The move sparked outrage from some, due in part to three of the trees being “heritage trees,” a designation given to all with trunks larger than 24 inches in diameter. The previous zoning ordinance, under which Cowart’s project was approved, required developers to get a permit to remove heritage oaks. Responding to backlash after one heritage tree was removed without a permit, both the city and Cowart blamed miscommunication. Cowart received a $298 fine for the oversight, along with permits to remove two remaining heritage trees.
Last week, Stimpson again acknowledged the city’s mistake, but insisted the episode was an anomaly.
“There was a mistake made,” he said. “So, really it was an oversight. So, what you do is you work with the people that were involved with that oversight, but as far as it requiring additional oversight, or another committee, I don’t think that’s right.”

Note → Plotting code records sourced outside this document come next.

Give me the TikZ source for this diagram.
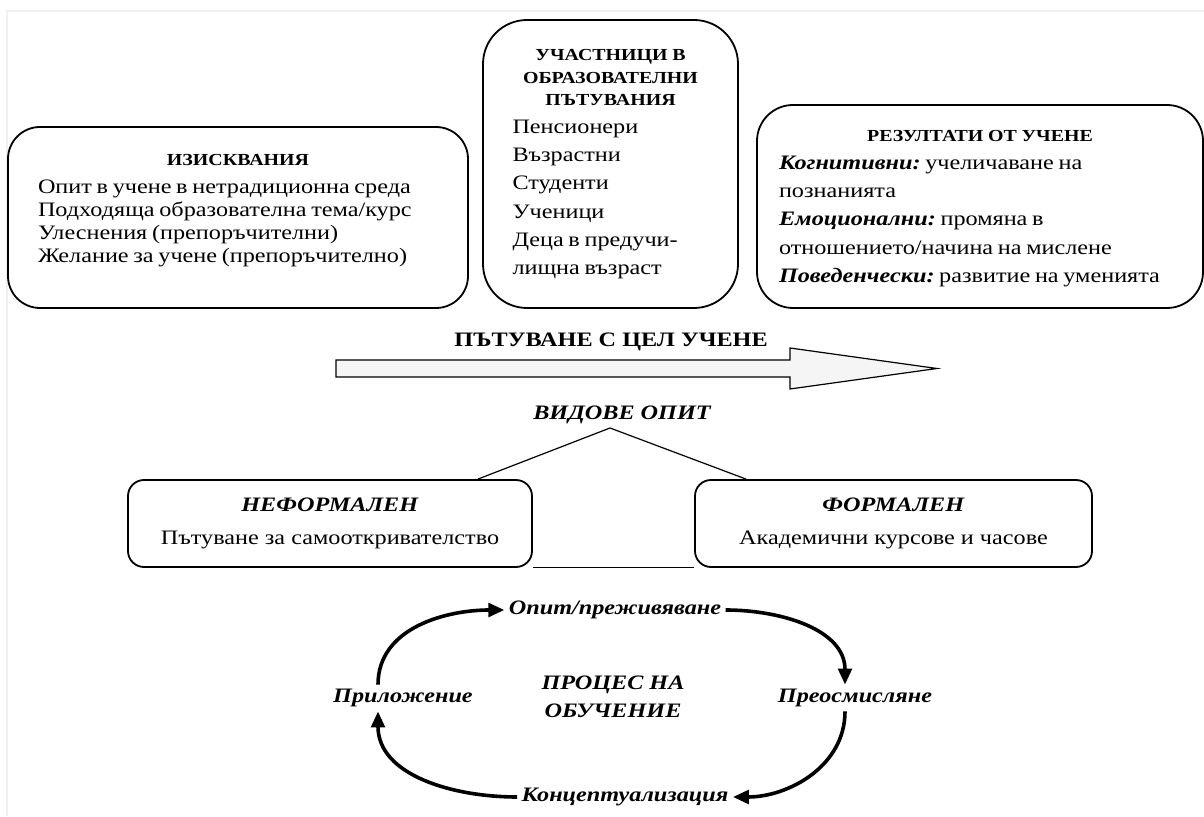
\documentclass[tikz,border=0pt]{standalone}
\usepackage{fontspec}
\setmainfont{Liberation Serif}[FakeStretch=1.18]
\usetikzlibrary{arrows.meta}

\newcommand{\textsz}[1]{\fontsize{14.6}{#1}\selectfont\lineskiplimit=-20pt\frenchspacing}
\newcommand{\headsize}{\fontsize{12}{16}\selectfont\bfseries}
\newcommand{\bi}[1]{\textbf{\textit{#1}}}

\tikzset{
  panel/.style={draw, line width=0.045cm, rounded corners=0.8cm, inner sep=0pt, align=left},
  kind/.style={draw, line width=0.045cm, rounded corners=0.4cm, align=center, font=\textsz{20pt}},
  stage/.style={font=\textsz{20pt}\bfseries\itshape, inner sep=3pt},
  cyc/.style={line width=0.09cm, -{Triangle[length=0.4cm,width=0.34cm]}},
}

\begin{document}
\begin{tikzpicture}
% \clip (0,0) rectangle (30.100000,20.400000);
\useasboundingbox (0,0) rectangle (30.100000,20.400000);

% Drawing page frame
\draw [gray!12, line width=0.03cm] (0.175000,0.000000) -- (0.175000,20.125000) -- (30.100000,20.125000);%

% Drawing box requirements
\node (req) [panel, minimum width=11.500000cm, minimum height=4.525000cm, text width=10.000000cm]
  at (5.950000,14.962500) {\textsz{16.5pt}\makebox[\linewidth]{\headsize ИЗИСКВАНИЯ}\\[3.4pt]
  \mbox{Опит в учене в нетрадиционна среда}\\[0pt]
  \mbox{Подходяща образователна тема/курс}\\[0pt]
  Улеснения (препоръчителни)\\[0pt]
  \mbox{Желание за учене (препоръчително)}\rule[-13pt]{0pt}{0pt}\par};%

% Drawing box participants
\node (part) [panel, rounded corners=1.100000cm, minimum width=6.375000cm, minimum height=7.200000cm, text width=4.900000cm]
  at (15.262500,16.300000) {\textsz{20pt}{\headsize\centering УЧАСТНИЦИ В\\ОБРАЗОВАТЕЛНИ\\ПЪТУВАНИЯ\par}
  Пенсионери\\
  Възрастни\\
  Студенти\\
  Ученици\\
  Деца в предучи-\\
  лищна възраст\par};%

% Drawing box results
\node (res) [panel, rounded corners=0.900000cm, minimum width=11.150000cm, minimum height=5.075000cm, text width=10.050000cm]
  at (24.500000,15.237500) {\textsz{20pt}\makebox[\linewidth]{\headsize\rule{0pt}{10.8pt}РЕЗУЛТАТИ ОТ УЧЕНЕ}\\[0pt]
  \bi{Когнитивни:} учеличаване на\\
  познанията\\
  \bi{Емоционални:} промяна в\\
  \mbox{отношението/начина на мислене}\\
  \mbox{\bi{Поведенчески:} развитие на уменията}\par};%

% Drawing arrow of the trip
\draw [line width=0.03cm, fill=gray!8] (8.400000,11.400000) -- (19.750000,11.400000) -- (19.750000,11.700000)
  -- (23.425000,11.187500) -- (19.750000,10.675000) -- (19.750000,10.975000) -- (8.400000,10.975000) -- cycle;%
\node (trip) [font=\textsz{20pt}\bfseries] at (15.275000,11.850000) {ПЪТУВАНЕ С ЦЕЛ УЧЕНЕ};%

% Drawing kinds of experience
\node (kinds) [font=\textsz{20pt}\bfseries\itshape] at (15.550000,10.025000) {ВИДОВЕ ОПИТ};%
\coordinate (apex) at (15.250000,9.700000);%
\node (inf) [kind, minimum width=10.100000cm, minimum height=2.175000cm] at (8.250000,7.312500)
  {\bi{НЕФОРМАЛЕН}\\[0.12cm] Пътуване за самооткривателство};%
\node (form) [kind, minimum width=9.925000cm, minimum height=2.175000cm] at (22.337500,7.312500)
  {\bi{ФОРМАЛЕН}\\[0.12cm] Академични курсове и часове};%
\draw [line width=0.03cm] ([xshift=-1.375000cm]inf.north east) -- (apex) -- ([xshift=1.300000cm]form.north west);%
\draw [line width=0.03cm] (inf.south east) -- (form.south west);%

% Drawing learning cycle
\node (exp) [stage] at (15.375000,5.150000) {Опит/преживяване};%
\node (refl) [stage] at (21.375000,2.950000) {Преосмисляне};%
\node (conc) [stage] at (15.625000,0.475000) {Концептуализация};%
\node (appl) [stage] at (10.075000,2.950000) {Приложение};%
\node (proc) [stage, align=center] at (15.325000,2.975000) {ПРОЦЕС НА\\ОБУЧЕНИЕ};%
\draw [cyc] ([xshift=-0.625000cm]appl.north) to [out=90, in=180] (exp.west);%
\draw [cyc] (exp.east) to [out=0, in=90] ([xshift=-0.250000cm]refl.north);%
\draw [cyc] ([xshift=-0.250000cm]refl.south) to [out=-90, in=0] (conc.east);%
\draw [cyc] (conc.west) to [out=180, in=-90] ([xshift=-0.625000cm]appl.south);%
\end{tikzpicture}
\end{document}
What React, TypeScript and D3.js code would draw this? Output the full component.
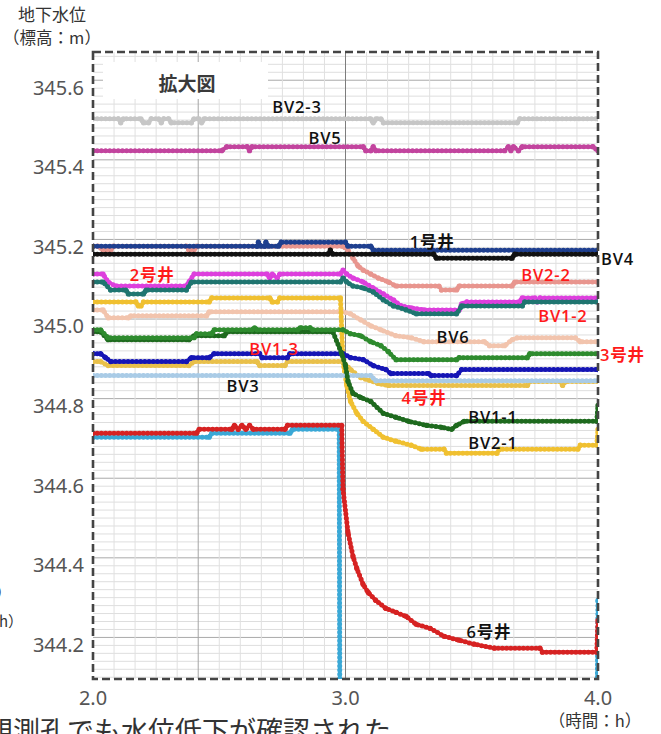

Stimpson further argued the owner of the property had the right to take the trees down and the city’s tree commission, which is a council-appointed body tasked with approving removal of trees on public property and private property within a historic district, wouldn’t have been able to prevent it.
Jesse McDaniel, a member of the Mobile Tree Commission, said since the project was on private property and not in a historic district, the group did not have the authority to review the removal of the trees.
“I felt sick to my stomach about it,” McDaniel said. “I would’ve liked to have seen the trees included in the design of the hotel.”
McDaniel, who was appointed by Manzie in January, said oak trees are part of Mobile’s culture and even called them the “fabric of the community.” He said in the instances where cutting down oak trees is determined to be justified, the city has a tree bank, where developers can give money toward replanting.
In response to the controversy, Manzie suggested expanding historic districts downtown to prevent the removal of existing trees in the future. However, the DDD code, encompassing all of the Henry Aaron Loop, doesn’t allow for any protection of trees on private land, Olsen said, despite protections being present in other parts of the city.
“When the Downtown Development District [code] was adopted — in the preamble to it — it states it’s the only zoning code for the Downtown Development District, which means none of the other zoning ordinances apply, that removes the tree-protection part and the landscaping part, so there is no tree protection in the Downtown Development District code,” Olsen explained.
In other words, if the Hilton Garden Inn project had been developed under the DDD code, a permit wouldn’t have been needed for any of the nine trees taken down. On the other hand, in historic districts outside of downtown, trees on private property can be reviewed by the Tree Commission, McDaniel said. Residents in the Oakleigh, Old Dauphin Way and other historic neighborhoods are required to fill out an application before trees on a private lot can be altered, with a few exceptions based on the diameter of trees or limbs being cut, he said.